Robert Townsend
- Actor
- comedian
- film director
- writer
1974–present
3; including Skye
Early life and career[edit]
Townsend was born in Chicago, the second of four children[6] to Shirley (née Jenkins) and Ed Townsend. His mother ended up raising him and his three siblings as a single parent. Growing up on the city's west side, Townsend attended Austin High School; graduating in 1975.[7] He became interested in acting as a teenager. During a reading of Sophocles' Oedipus Rex in high school, Townsend captured the attention of Chicago's X Bag Theatre, The Experimental Black Actors Guild. Townsend later auditioned for parts at Chicago's Experimental Black Actors' Guild and performed in local plays studying at the famed Second City comedy workshop for improvisation in 1974. Townsend had a brief uncredited role in the 1975 movie Cooley High, but says the film "changed his life" for what he perceived as its true-to-life portrayal of people like him.[8]

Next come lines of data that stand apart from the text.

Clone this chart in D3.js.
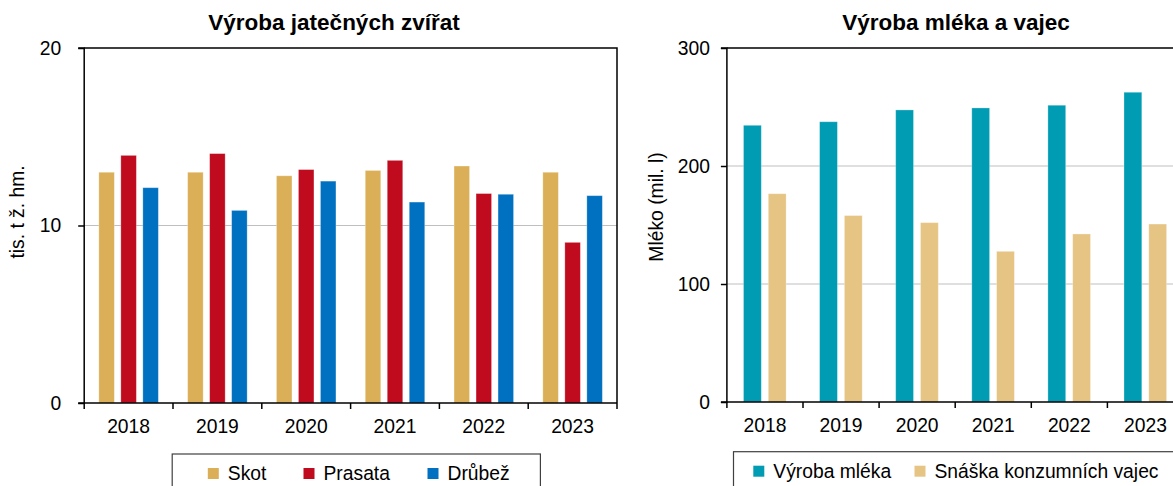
<!DOCTYPE html>
<html><head><meta charset="utf-8">
<script src="https://cdn.jsdelivr.net/npm/d3@7"></script>
<style>
html,body{margin:0;padding:0;background:#fff;overflow:hidden}
svg{display:block;font-family:"Liberation Sans",Arial,sans-serif}
</style></head>
<body><svg id="c" width="1173" height="486"></svg>
<script>
// ---- data ----
const years = ["2018","2019","2020","2021","2022","2023"];
const meatSeries = ["Skot","Prasata","Drůbež"];
const skot    = [13.0, 13.0, 12.8, 13.1, 13.35, 13.0];
const prasata = [13.95, 14.05, 13.15, 13.67, 11.8, 9.05];
const drubez  = [12.13, 10.85, 12.5, 11.32, 11.76, 11.68];
const meatTicks = [0, 10, 20];

const milkSeries = ["Výroba mléka","Snáška konzumních vajec"];
const mleko  = [234.5, 237.5, 247.5, 249.2, 251.5, 262.5];
const vejce  = [176.5, 158, 152, 127.7, 142.4, 150.8];
const milkTicks = [0, 100, 200, 300];

const meatColors = ["#DBAF57","#C00A1E","#0070C0"];
const milkColors = ["#009CB4","#E6C584"];

const svg = d3.select("#c");
const FS = 19.3;

function panel(o){
  const g = svg.append("g");
  const x0 = d3.scaleBand().domain(years).range([o.left, o.left + o.step*years.length]);
  const y = d3.scaleLinear().domain(o.domain).range([o.bottom, o.top]);
  const x1 = d3.scaleBand().domain(o.series).range([o.inOff, o.inOff + o.groupW]).paddingInner(o.pin).paddingOuter(0);
  // gridlines
  g.selectAll(".grid").data(o.ticks.filter(t => t > o.domain[0] && t < o.domain[1]))
    .enter().append("line")
    .attr("x1", o.left).attr("x2", o.left + o.step*years.length)
    .attr("y1", d => y(d)).attr("y2", d => y(d))
    .attr("stroke", "#BFBFBF").attr("stroke-width", 1);
  // bars
  o.values.forEach((vals, si) => {
    g.selectAll(".b"+si).data(vals).enter().append("rect")
      .attr("x", (d,i) => x0(years[i]) + x1(o.series[si]))
      .attr("width", x1.bandwidth())
      .attr("y", d => y(d))
      .attr("height", d => y(0) - y(d))
      .attr("fill", o.colors[si])
      .attr("stroke", "#ffffff").attr("stroke-opacity", 0.35).attr("stroke-width", 0.8);
  });
  // frame top / right
  const right = o.left + o.step*years.length;
  g.append("path").attr("d", `M${o.left},${o.top}H${right}V${o.bottom}`)
    .attr("fill","none").attr("stroke","#000").attr("stroke-width",1.5);
  // y axis
  const ya = d3.axisLeft(y).tickValues(o.ticks).tickSize(6).tickPadding(o.tickPad).tickFormat(d3.format("d"));
  const yg = g.append("g").attr("transform", `translate(${o.left},0)`).call(ya);
  yg.select(".domain").attr("stroke","#000").attr("stroke-width",1.5).attr("d", `M-6,${o.top}H0V${o.bottom}H-6`);
  yg.selectAll(".tick line").attr("stroke","#000").attr("stroke-width",1.5);
  yg.selectAll("text").attr("font-size", FS).attr("fill","#000").attr("font-family","Liberation Sans, Arial, sans-serif");
  // x axis
  const xa = d3.axisBottom(x0).tickSize(0).tickPadding(0);
  const xg = g.append("g").attr("transform", `translate(0,${o.bottom})`).call(xa);
  xg.select(".domain").remove();
  xg.append("line").attr("x1", o.left).attr("x2", right).attr("stroke","#000").attr("stroke-width",1.5);
  const bounds = years.map(yv => x0(yv)).concat([right]);
  xg.selectAll(".xt").data(bounds).enter().append("line")
    .attr("x1", d => d).attr("x2", d => d).attr("y1", 0).attr("y2", 6)
    .attr("stroke","#000").attr("stroke-width",1.5);
  xg.selectAll(".tick text").attr("font-size", FS).attr("fill","#000")
    .attr("font-family","Liberation Sans, Arial, sans-serif")
    .attr("dy", null).attr("y", 30);
  // title
  g.append("text").attr("x", o.titleX).attr("y", 30).attr("text-anchor","middle")
    .attr("font-size", 22.5).attr("font-weight","bold").text(o.title);
  // y label
  g.append("text").attr("transform", `translate(${o.ylabX},${o.ylabY}) rotate(-90)`)
    .attr("text-anchor","middle").attr("font-size", FS).text(o.ylabel);
  // legend
  const lg = g.append("g");
  lg.append("rect").attr("x", o.legX).attr("y", o.legY).attr("width", o.legW).attr("height", 60)
    .attr("fill","#fff").attr("stroke","#404040").attr("stroke-width",1.2);
  o.series.forEach((s, i) => {
    lg.append("rect").attr("x", o.legItems[i]).attr("y", o.legY + 14).attr("width", 11).attr("height", 11)
      .attr("fill", o.colors[i]);
    lg.append("text").attr("x", o.legItems[i] + 20).attr("y", o.legY + 26).attr("font-size", FS).text(s);
  });
}

panel({
  left: 84.2, step: 88.8, top: 48, bottom: 403, domain: [0, 20], ticks: meatTicks,
  series: meatSeries, values: [skot, prasata, drubez], colors: meatColors,
  inOff: 14.65, groupW: 59.5, pin: 0.2955, tickPad: 17,
  title: "Výroba jatečných zvířat", titleX: 334,
  ylabel: "tis. t ž. hm.", ylabX: 24, ylabY: 212,
  legX: 172.2, legY: 454, legW: 368.2, legItems: [207.8, 303.5, 427.5]
});
panel({
  left: 726.9, step: 76.1, top: 48, bottom: 402, domain: [0, 300], ticks: milkTicks,
  series: milkSeries, values: [mleko, vejce], colors: milkColors,
  inOff: 16.6, groupW: 42.6, pin: 0.282, tickPad: 11,
  title: "Výroba mléka a vajec", titleX: 956,
  ylabel: "Mléko (mil. l)", ylabX: 663, ylabY: 207,
  legX: 733.5, legY: 451.7, legW: 460, legItems: [753.3, 914.5]
});
</script></body></html>
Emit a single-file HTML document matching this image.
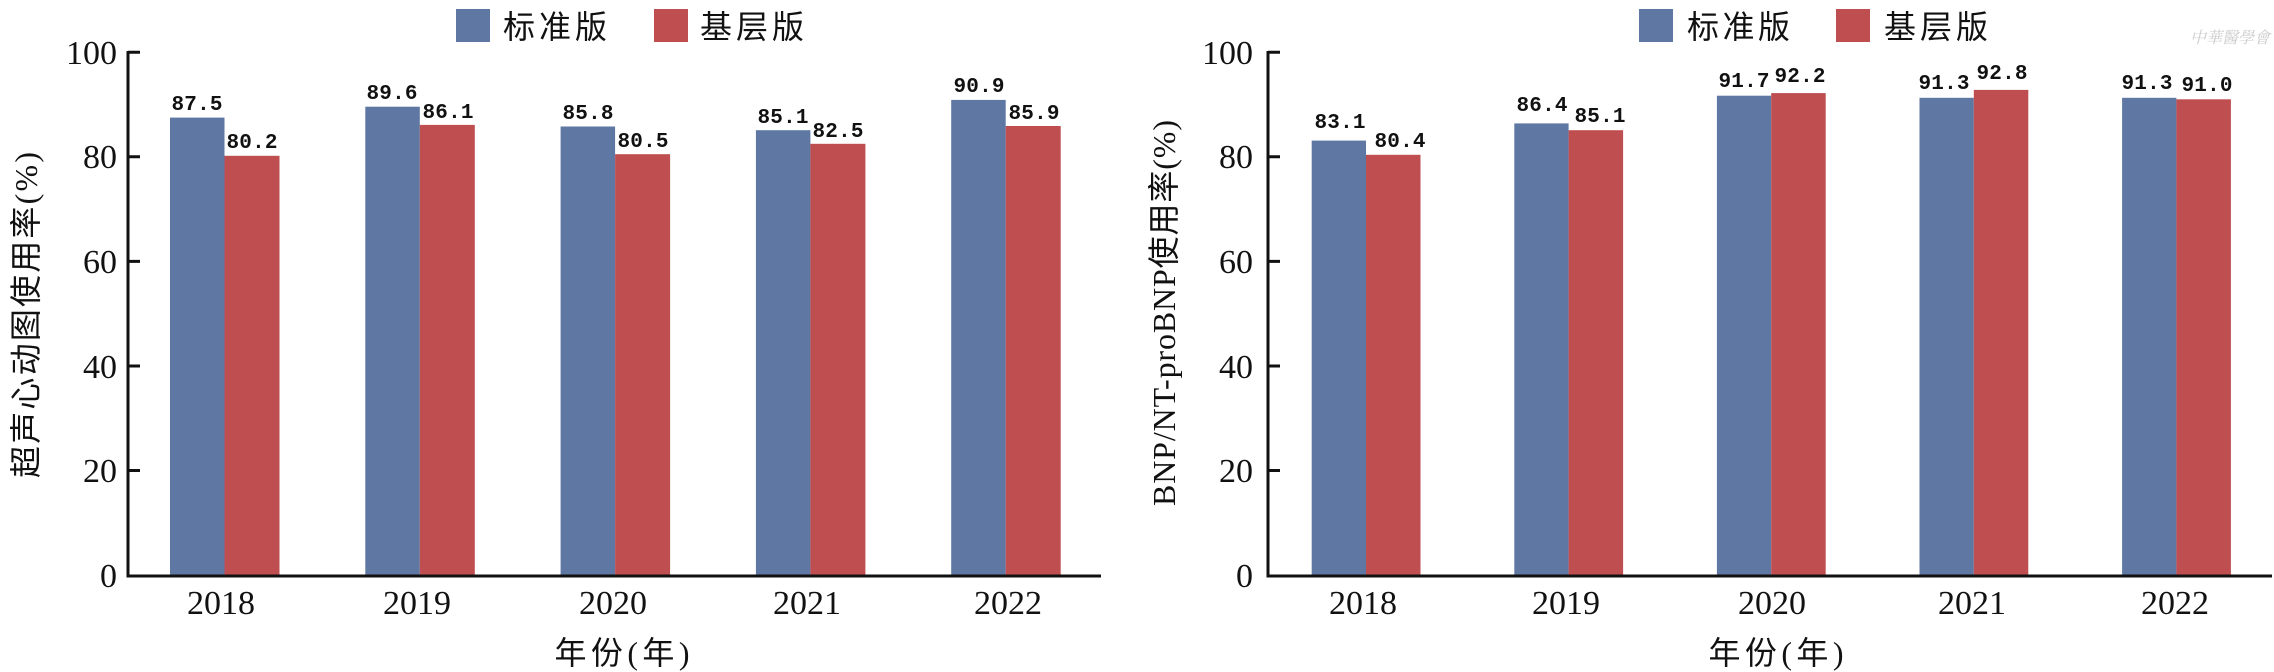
<!DOCTYPE html>
<html><head><meta charset="utf-8"><style>
html,body{margin:0;padding:0;background:#fff;}
svg{display:block;}
.tk{font-family:"Liberation Serif","Noto Serif CJK SC",serif;font-size:34px;fill:#111;}
.v{font-family:"Liberation Mono",monospace;font-size:21px;font-weight:bold;fill:#111;}
.cj{font-family:"Liberation Serif","Noto Sans CJK SC",sans-serif;font-size:32px;fill:#111;}
</style></head><body>
<svg width="2274" height="672" viewBox="0 0 2274 672" xmlns="http://www.w3.org/2000/svg">
<!-- LEFT CHART -->
<g>
<rect x="456" y="9" width="34" height="33" fill="#5e77a3"/>
<text x="503" y="38" class="cj" font-size="34" textLength="104">标准版</text>
<rect x="654" y="9" width="34" height="33" fill="#be4e50"/>
<text x="700" y="38" class="cj" font-size="34" textLength="104">基层版</text>

<g fill="#5e77a3">
<rect x="170" y="117.6" width="54.5" height="457.4"/>
<rect x="365.3" y="106.7" width="54.5" height="468.3"/>
<rect x="560.6" y="126.5" width="54.5" height="448.5"/>
<rect x="755.9" y="130.2" width="54.5" height="444.8"/>
<rect x="951.2" y="99.9" width="54.5" height="475.1"/>
</g>
<g fill="#be4e50">
<rect x="224.5" y="155.8" width="55" height="419.2"/>
<rect x="419.8" y="124.9" width="55" height="450.1"/>
<rect x="615.1" y="154.2" width="55" height="420.8"/>
<rect x="810.4" y="143.8" width="55" height="431.2"/>
<rect x="1005.7" y="126" width="55" height="449"/>
</g>
<g class="v" text-anchor="middle">
<text x="197" y="110" textLength="51">87.5</text>
<text x="252" y="148" textLength="51">80.2</text>
<text x="392" y="99" textLength="51">89.6</text>
<text x="448" y="118" textLength="51">86.1</text>
<text x="588" y="119" textLength="51">85.8</text>
<text x="643" y="147" textLength="51">80.5</text>
<text x="783" y="123" textLength="51">85.1</text>
<text x="838" y="137" textLength="51">82.5</text>
<text x="979" y="92" textLength="51">90.9</text>
<text x="1034" y="119" textLength="51">85.9</text>
</g>
<g stroke="#111" stroke-width="3" fill="none">
<path d="M128 51 V576 H1101"/>
<path d="M128 52.3h12M128 156.8h12M128 261.4h12M128 366h12M128 470.5h12"/>
</g>
<g class="tk" text-anchor="end">
<text x="117" y="64">100</text>
<text x="117" y="168">80</text>
<text x="117" y="273">60</text>
<text x="117" y="378">40</text>
<text x="117" y="482">20</text>
<text x="117" y="587">0</text>
</g>
<g class="tk" text-anchor="middle" font-size="36">
<text x="221" y="614">2018</text>
<text x="417" y="614">2019</text>
<text x="613" y="614">2020</text>
<text x="807" y="614">2021</text>
<text x="1008" y="614">2022</text>
</g>
<text x="622" y="664" class="cj" text-anchor="middle" textLength="135">年份(年)</text>
<text transform="translate(37,315) rotate(-90)" class="cj" text-anchor="middle" textLength="326">超声心动图使用率(%)</text>
</g>

<!-- RIGHT CHART -->
<g>
<rect x="1639" y="9" width="34" height="33" fill="#5e77a3"/>
<text x="1687" y="38" class="cj" font-size="34" textLength="103">标准版</text>
<rect x="1836" y="9" width="34" height="33" fill="#be4e50"/>
<text x="1884" y="38" class="cj" font-size="34" textLength="104">基层版</text>

<g fill="#5e77a3">
<rect x="1311.7" y="140.6" width="54.3" height="434.4"/>
<rect x="1514.3" y="123.4" width="54.3" height="451.6"/>
<rect x="1716.9" y="95.7" width="54.3" height="479.3"/>
<rect x="1919.5" y="97.8" width="54.3" height="477.2"/>
<rect x="2122.1" y="97.8" width="54.3" height="477.2"/>
</g>
<g fill="#be4e50">
<rect x="1366" y="154.8" width="54.5" height="420.2"/>
<rect x="1568.6" y="130.2" width="54.5" height="444.8"/>
<rect x="1771.2" y="93.1" width="54.5" height="481.9"/>
<rect x="1973.8" y="89.9" width="54.5" height="485.1"/>
<rect x="2176.4" y="99.3" width="54.5" height="475.7"/>
</g>
<g class="v" text-anchor="middle">
<text x="1340" y="128" textLength="51">83.1</text>
<text x="1400" y="147" textLength="51">80.4</text>
<text x="1542" y="111" textLength="51">86.4</text>
<text x="1600" y="122" textLength="51">85.1</text>
<text x="1744" y="87" textLength="51">91.7</text>
<text x="1800" y="82" textLength="51">92.2</text>
<text x="1944" y="89" textLength="51">91.3</text>
<text x="2002" y="79" textLength="51">92.8</text>
<text x="2147" y="89" textLength="51">91.3</text>
<text x="2207" y="91" textLength="51">91.0</text>
</g>
<g stroke="#111" stroke-width="3" fill="none">
<path d="M1268 51 V576 H2272"/>
<path d="M1268 52.3h12M1268 156.8h12M1268 261.4h12M1268 366h12M1268 470.5h12"/>
</g>
<g class="tk" text-anchor="end">
<text x="1253" y="64">100</text>
<text x="1253" y="168">80</text>
<text x="1253" y="273">60</text>
<text x="1253" y="378">40</text>
<text x="1253" y="482">20</text>
<text x="1253" y="587">0</text>
</g>
<g class="tk" text-anchor="middle" font-size="36">
<text x="1363" y="614">2018</text>
<text x="1566" y="614">2019</text>
<text x="1772" y="614">2020</text>
<text x="1972" y="614">2021</text>
<text x="2175" y="614">2022</text>
</g>
<text x="1776" y="664" class="cj" text-anchor="middle" textLength="135">年份(年)</text>
<text transform="translate(1175,313) rotate(-90)" class="cj" text-anchor="middle" textLength="386">BNP/NT-proBNP使用率(%)</text>
<text x="2190" y="43" font-family="Liberation Serif,'Noto Serif CJK SC',serif" font-size="16" fill="#ccc" font-style="italic">中華醫學會</text>
</g>
</svg>
</body></html>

After high school, Townsend enrolled at Illinois State University, studied a year and later moved to New York to study at the Negro Ensemble Company. Townsend's mother believed that he should complete his college education, but he felt that college took time away from his passion for acting, and he soon dropped out of school to pursue his acting career full-time.
Career[edit]
Townsend auditioned to be part of Saturday Night Live's 1980–1981 cast, but was rejected in favor of Eddie Murphy. In 1982, Townsend appeared as one of the main characters in the PBS series Another Page, produced by Kentucky Educational Television that taught literacy to adults through serialized stories. Townsend later appeared in small parts in films like A Soldier's Story (1984), directed by Norman Jewison, and after its success garnered much more substantial parts in films like The Mighty Quinn (1989) with Denzel Washington.[9]
In 1987, Townsend wrote, directed and produced Hollywood Shuffle, a satire based on the hardships and obstacles that black actors undergo in the film industry. The success of his first project helped him establish himself in the industry.[4][10] Another of his films was The Five Heartbeats based on 1960s R&B male groups and the tribulations of the music industry. Townsend created and produced two television variety shows—the CableACE award–winning Robert Townsend and His Partners in Crime for HBO, and the Fox Television variety show Townsend Television (1993). He also created and starred in the WB Network's sitcom The Parent 'Hood which originally ran from January 1995 to July 1999. In 2018, Townsend also directed 2 episodes for the B.E.T. Series American Soul which began airing in 2019. The show is about Don Cornelius and Soul Train. Townsend was programming director at the Black Family Channel, but the network folded in 2007. Townsend created The Robert Townsend Foundation, a nonprofit organization whose mission is to introduce and help new unsigned filmmakers.
Awards and other credits[edit]
Townsend directed the 2001 TV movie, Livin' for Love: The Natalie Cole Story for which Cole won the NAACP Image Award as Outstanding Actress in a Television Movie, Mini-Series or Dramatic Special. Townsend also directed two television movies in 2001 and 2002 respectively, Carmen: A Hip Hopera and 10,000 Black Men Named George. In 2013, Townsend was nominated for an Ovation Award in the category of "Lead Actor in a Musical" for his role as Dan in the La Mirada Theatre for the Performing Arts production of Next to Normal.[11]
Personal life[edit]
Townsend was married to Cheri Jones[12] from September 15, 1990, to August 9, 2001.[13] They have three children, including Skye Townsend.[4]